When I first read about Drunk Yoga, a 45-minute beginner Vinyasa class hosted by yoga instructor Eli Walker, I figured it would be easy on the body and light on the alcohol. After all, drinking while working out isn't an idea most fitness professionals would recommend—alcohol is a diuretic and can lead to dehydration and cramping. So it's not like I thought we'd be taking shots in chair pose. (Related: Is Blacklight Yoga the New Rave Party?)
Walker's "vino"-yasa is hosted on Saturdays at noon at a Lower East Side bar in NYC (where I definitely used to drink too many Red Bull Vodkas as an early 20-something ). I showed up at the bar this past Saturday to find nine other people already sipping prosecco, white wine, and rosé from bottles sweating in an ice bucket on the wood-paneled bar. I assumed this was the wine portion of the event—we'd sip and mingle, then get down to yoga business. (For $30, you get a spot in class and access to the open bar.)
That was not the case. After we set up, Walker instructed everyone to bring their drinks to the mat with them. "Drunk yoga is an idea I came up with when I was drunk," she told us as we settled in. (Of course!) "It's meant to be an experience where you can be silly and have fun. You don't need to be perfect on your mat to get something out of drunk yoga."
It's a nice sentiment in an Instagram-heavy yoga world, where many instructors seem to be rail-thin and improbably flexible. I have a lot of friends who would love to get into yoga, but they're too intimidated to try it out in classes with yogis who look like they were born to do standing splits. Walker has just a few rules for her very-beginner-friendly class: Drink wine (no hard liquor here, she's not trying to get you plastered by pigeon pose); if you fall out of a pose, you need to take three sips of your drink (the class is more about having fun than perfecting poses); and if you spill on someone's mat, you need to compliment them. It's all meant to make the class feel even more welcoming and sociable to yoga newbies.
Drunk yoga started, like most yoga classes, with a few slow, easy sun salutations. Every time we made our way back to the floor, whether to downward dog or during a Vinyasa, we sipped from our wine cups (Walker thoughtfully brought straws, to help us maintain our alignment while drinking). Our cups were worked in throughout class: We did chair pose and tree pose lifting them to the ceiling, we did a boat pose variation where we threaded them through our legs, and we did lots of detoxifying twists while lifting glass to mouth—the phrase "detox to retox" has never felt so apt.

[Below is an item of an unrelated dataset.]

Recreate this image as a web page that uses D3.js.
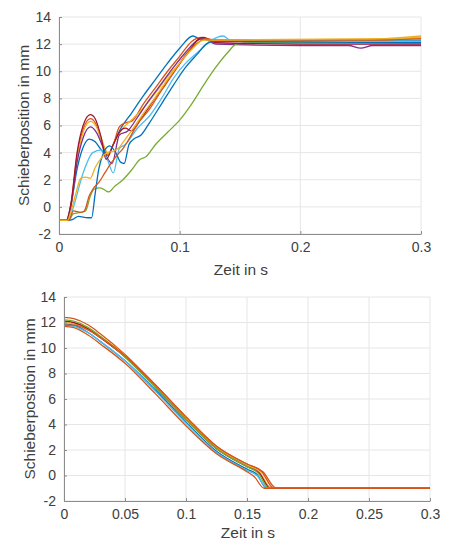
<!DOCTYPE html>
<meta charset="utf-8">
<style>
body { margin: 0; background: #fff; }
svg { font-family: "Liberation Sans", Arial, sans-serif; }
.grid line { stroke: #e6e6e6; stroke-width: 1px; }
.axis path, .axis line { stroke: #8c8c8c; }
.axis text { fill: #404040; font-size: 14px; }
.lbl { fill: #404040; font-size: 15.5px; }
.line { fill: none; stroke-width: 1.3px; }
</style>
<body>
<script src="https://d3js.org/d3.v7.min.js"></script>
<script>

// matlab default colour order
var colors = ["#0072BD", "#D95319", "#EDB120", "#7E2F8E", "#77AC30", "#4DBEEE", "#A2142F"];

var yTicks = [-2, 0, 2, 4, 6, 8, 10, 12, 14];
var xTicksTop = [0, 0.1, 0.2, 0.3];
var xTicksBottom = [0, 0.05, 0.1, 0.15, 0.2, 0.25, 0.3];

// opening (top): [time s, position mm]
var open1 = [[0,-1],[0.006,-1],[0.010,0.2],[0.015,2.8],[0.020,4.4],[0.025,5.0],[0.030,4.8],[0.035,4.2],[0.040,3.8],[0.045,4.6],[0.050,5.6],[0.060,6.9],[0.070,8.2],[0.080,9.4],[0.090,10.6],[0.100,11.7],[0.111,12.6],[0.116,12.4],[0.125,12.3],[0.2,12.3],[0.3,12.3]];
var open2 = [[0,-1],[0.007,-1],[0.010,0.2],[0.015,3.8],[0.020,5.7],[0.026,6.5],[0.030,6.2],[0.035,5.0],[0.040,3.8],[0.045,4.6],[0.050,5.9],[0.055,6.2],[0.060,6.3],[0.070,7.6],[0.080,8.8],[0.090,10.0],[0.100,11.1],[0.110,12.2],[0.118,12.5],[0.125,12.3],[0.2,12.3],[0.27,12.3],[0.3,12.5]];
var open3 = [[0,-1],[0.007,-1],[0.010,0.1],[0.015,3.6],[0.020,5.5],[0.026,6.3],[0.031,5.9],[0.036,4.8],[0.041,3.9],[0.046,4.8],[0.052,5.7],[0.060,6.4],[0.070,7.3],[0.080,8.4],[0.090,9.6],[0.100,10.6],[0.110,11.8],[0.118,12.4],[0.130,12.2],[0.2,12.2],[0.27,12.4],[0.3,12.6]];
var open4 = [[0,-1],[0.007,-1],[0.010,0.1],[0.015,3.3],[0.020,5.1],[0.026,5.9],[0.031,5.5],[0.036,4.5],[0.040,3.6],[0.044,3.2],[0.050,5.3],[0.057,5.6],[0.065,6.6],[0.075,7.9],[0.085,9.1],[0.095,10.3],[0.105,11.4],[0.115,12.3],[0.120,12.4],[0.130,12.0],[0.2,11.9],[0.24,11.9],[0.25,11.7],[0.26,11.9],[0.3,11.9]];
var open5 = [[0,-1],[0.008,-1],[0.012,-0.5],[0.018,-0.4],[0.022,-0.3],[0.026,0.8],[0.029,1.3],[0.034,1.4],[0.037,1.3],[0.041,1.1],[0.046,1.5],[0.053,2.0],[0.060,2.7],[0.067,3.5],[0.072,3.7],[0.080,4.6],[0.090,5.5],[0.100,6.4],[0.110,7.6],[0.120,9.0],[0.130,10.3],[0.140,11.4],[0.147,12.0],[0.160,12.1],[0.3,12.1]];
var open6 = [[0,-1],[0.008,-1],[0.012,0.0],[0.020,2.5],[0.028,4.0],[0.035,4.2],[0.040,3.5],[0.045,2.5],[0.050,4.3],[0.055,4.6],[0.065,5.8],[0.075,6.7],[0.085,8.0],[0.095,9.5],[0.105,10.6],[0.115,11.4],[0.125,12.2],[0.136,12.6],[0.142,12.3],[0.3,12.2]];
var open7 = [[0,-1],[0.006,-1],[0.010,0.3],[0.015,4.0],[0.020,6.0],[0.026,6.8],[0.030,6.5],[0.035,5.1],[0.039,3.5],[0.045,4.6],[0.050,5.5],[0.055,5.8],[0.060,5.6],[0.068,6.5],[0.078,7.8],[0.088,9.0],[0.098,10.3],[0.108,11.5],[0.116,12.4],[0.120,12.5],[0.130,12.1],[0.2,12.0],[0.3,12.0]];
var open8 = [[0,-1],[0.008,-1],[0.012,-0.9],[0.016,-0.7],[0.024,-0.8],[0.027,-0.8],[0.030,1.0],[0.033,2.8],[0.037,4.0],[0.042,4.5],[0.047,4.0],[0.051,3.3],[0.054,3.2],[0.058,4.6],[0.062,5.0],[0.068,5.3],[0.075,6.2],[0.085,7.6],[0.095,9.0],[0.105,10.3],[0.115,11.3],[0.122,12.0],[0.128,12.2],[0.3,12.1]];
var open9 = [[0,-1],[0.008,-1],[0.012,-0.3],[0.018,-0.4],[0.021,-0.3],[0.025,0.8],[0.028,1.3],[0.033,1.8],[0.038,2.5],[0.043,3.2],[0.048,3.8],[0.053,4.3],[0.058,5.0],[0.065,6.1],[0.075,7.2],[0.085,8.6],[0.095,9.9],[0.105,11.2],[0.115,12.1],[0.122,12.4],[0.130,12.3],[0.26,12.3],[0.3,12.4]];
var open10 = [[0,-1],[0.007,-1],[0.010,-0.3],[0.014,1.0],[0.018,2.1],[0.022,2.2],[0.026,2.1],[0.030,2.9],[0.035,3.6],[0.040,4.0],[0.045,4.1],[0.050,4.4],[0.055,5.0],[0.060,5.6],[0.070,6.9],[0.080,8.1],[0.090,9.4],[0.100,10.6],[0.110,11.6],[0.120,12.3],[0.130,12.3],[0.27,12.4],[0.3,12.5]];

// closing (bottom)
var close1 = [[0,11.9],[0.008,11.8],[0.02,11.2],[0.03,10.5],[0.05,9.0],[0.075,6.7],[0.1,4.2],[0.125,1.9],[0.15,0.5],[0.158,0.1],[0.166,-1.0],[0.3,-1.0]];
var close2 = [[0,12.4],[0.008,12.3],[0.02,11.8],[0.03,11.1],[0.05,9.5],[0.075,7.1],[0.1,4.6],[0.125,2.3],[0.15,0.9],[0.162,0.3],[0.172,-1.0],[0.3,-1.0]];
var close3 = [[0,12.0],[0.008,11.9],[0.02,11.5],[0.03,10.9],[0.05,9.4],[0.075,7.0],[0.1,4.5],[0.125,2.2],[0.15,0.8],[0.16,0.3],[0.170,-1.0],[0.3,-1.0]];
var close4 = [[0,12.1],[0.008,12.0],[0.02,11.5],[0.03,10.8],[0.05,9.3],[0.075,6.9],[0.1,4.4],[0.125,2.1],[0.15,0.7],[0.16,0.2],[0.169,-1.0],[0.3,-1.0]];
var close5 = [[0,12.2],[0.008,12.1],[0.02,11.6],[0.03,10.9],[0.05,9.3],[0.075,6.9],[0.1,4.4],[0.125,2.1],[0.15,0.7],[0.159,0.2],[0.168,-1.0],[0.3,-1.0]];
var close6 = [[0,11.8],[0.008,11.7],[0.02,11.2],[0.03,10.5],[0.05,9.0],[0.075,6.6],[0.1,4.1],[0.125,1.8],[0.15,0.4],[0.158,0.0],[0.167,-1.0],[0.3,-1.0]];
var close7 = [[0,11.8],[0.008,11.8],[0.02,11.4],[0.03,10.8],[0.05,9.4],[0.075,7.1],[0.1,4.6],[0.125,2.3],[0.15,0.9],[0.163,0.3],[0.174,-1.0],[0.3,-1.0]];
var close8 = [[0,11.7],[0.008,11.6],[0.02,11.0],[0.03,10.3],[0.05,8.8],[0.075,6.4],[0.1,3.9],[0.125,1.7],[0.15,0.3],[0.156,-0.1],[0.164,-1.0],[0.3,-1.0]];

var openSeries = [open1, open2, open3, open4, open5, open6, open7, open8, open9, open10];
var closeSeries = [close1, close2, close3, close4, close5, close6, close7, close8];
var closeColors = ["#0072BD", "#D95319", "#EDB120", "#A2142F", "#77AC30", "#4DBEEE", "#D95319", "#D95319"];

var svg = d3.select("body").append("svg")
    .attr("width", 451)
    .attr("height", 543);

function drawPanel(box, xTicks, series, cols, fmt) {
  var x = d3.scaleLinear().domain([0, 0.3]).range([box.left, box.right]);
  var y = d3.scaleLinear().domain([-2, 14]).range([box.bottom, box.top]);

  var g = svg.append("g");

  // grid
  g.append("g").attr("class", "grid")
    .selectAll("line").data(xTicks).enter().append("line")
      .attr("x1", function(d) { return x(d); }).attr("x2", function(d) { return x(d); })
      .attr("y1", box.top).attr("y2", box.bottom);
  g.append("g").attr("class", "grid")
    .selectAll("line").data(yTicks).enter().append("line")
      .attr("x1", box.left).attr("x2", box.right)
      .attr("y1", function(d) { return y(d); }).attr("y2", function(d) { return y(d); });

  var line = d3.line()
      .x(function(d) { return x(d[0]); })
      .y(function(d) { return y(d[1]); })
      .curve(d3.curveMonotoneX);

  g.selectAll(".line").data(series).enter().append("path")
      .attr("class", "line")
      .style("stroke", function(d, i) { return cols[i % cols.length]; })
      .attr("d", line);

  g.append("g")
      .attr("class", "axis")
      .attr("transform", "translate(0," + box.bottom + ")")
      .call(d3.axisBottom(x).tickValues(xTicks).tickFormat(fmt).tickSizeInner(-3).tickSizeOuter(0).tickPadding(8));

  g.append("g")
      .attr("class", "axis")
      .attr("transform", "translate(" + box.left + ",0)")
      .call(d3.axisLeft(y).tickValues(yTicks).tickFormat(fmt).tickSizeInner(-3).tickSizeOuter(0).tickPadding(8));

  g.selectAll(".axis .domain").attr("stroke", "#8c8c8c");

  g.append("text").attr("class", "lbl")
      .attr("x", (box.left + box.right) / 2 + 1)
      .attr("y", box.bottom + box.xlab)
      .attr("text-anchor", "middle")
      .text("Zeit in s");

  g.append("text").attr("class", "lbl")
      .attr("transform", "translate(" + box.ylab + "," + (box.top + box.bottom) / 2 + ") rotate(-90)")
      .attr("text-anchor", "middle")
      .text("Schieberposition in mm");
}

// plain hyphen for negatives, like the original
var fmt = function(d) { return String(d); };

drawPanel({left: 59, right: 421, top: 17, bottom: 234, xlab: 41, ylab: 29}, xTicksTop, openSeries, colors, fmt);
drawPanel({left: 64, right: 430, top: 297, bottom: 501, xlab: 37, ylab: 35}, xTicksBottom, closeSeries, closeColors, fmt);

</script>
</body>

I practice yoga about once a week, so I felt confident in the poses we did. But by the time we were halfway through the class, I noticed my tree pose wasn't quite as stable as usual. That was part of the fun, though. The tipsier we (and our poses) were, the more laughter, chatter, and bonding there seemed to be. (And surprisingly, the benefits of the wine yoga trend go beyond just social.)
I left Drunk Yoga feeling pleasantly loose—thanks in part to the easy, restorative poses but mostly due to the alcohol. Walker's final rule for Drunk Yoga is that "you have to have fun and be happy by the time you leave." It's pretty hard not to have fun when you're refilling your wine glass while in warrior III, so, cheers to that.
The word yoga, at its root, means "to join" or "to unite." What unites strangers better than a few glasses of wine during a silly, shared experience? Drunk yoga isn't the class you go to if you're trying to nail a handstand or practice a serious flow. But if you think your yoga bliss comes with a glass of rosé in hand, then you've found your nirvana.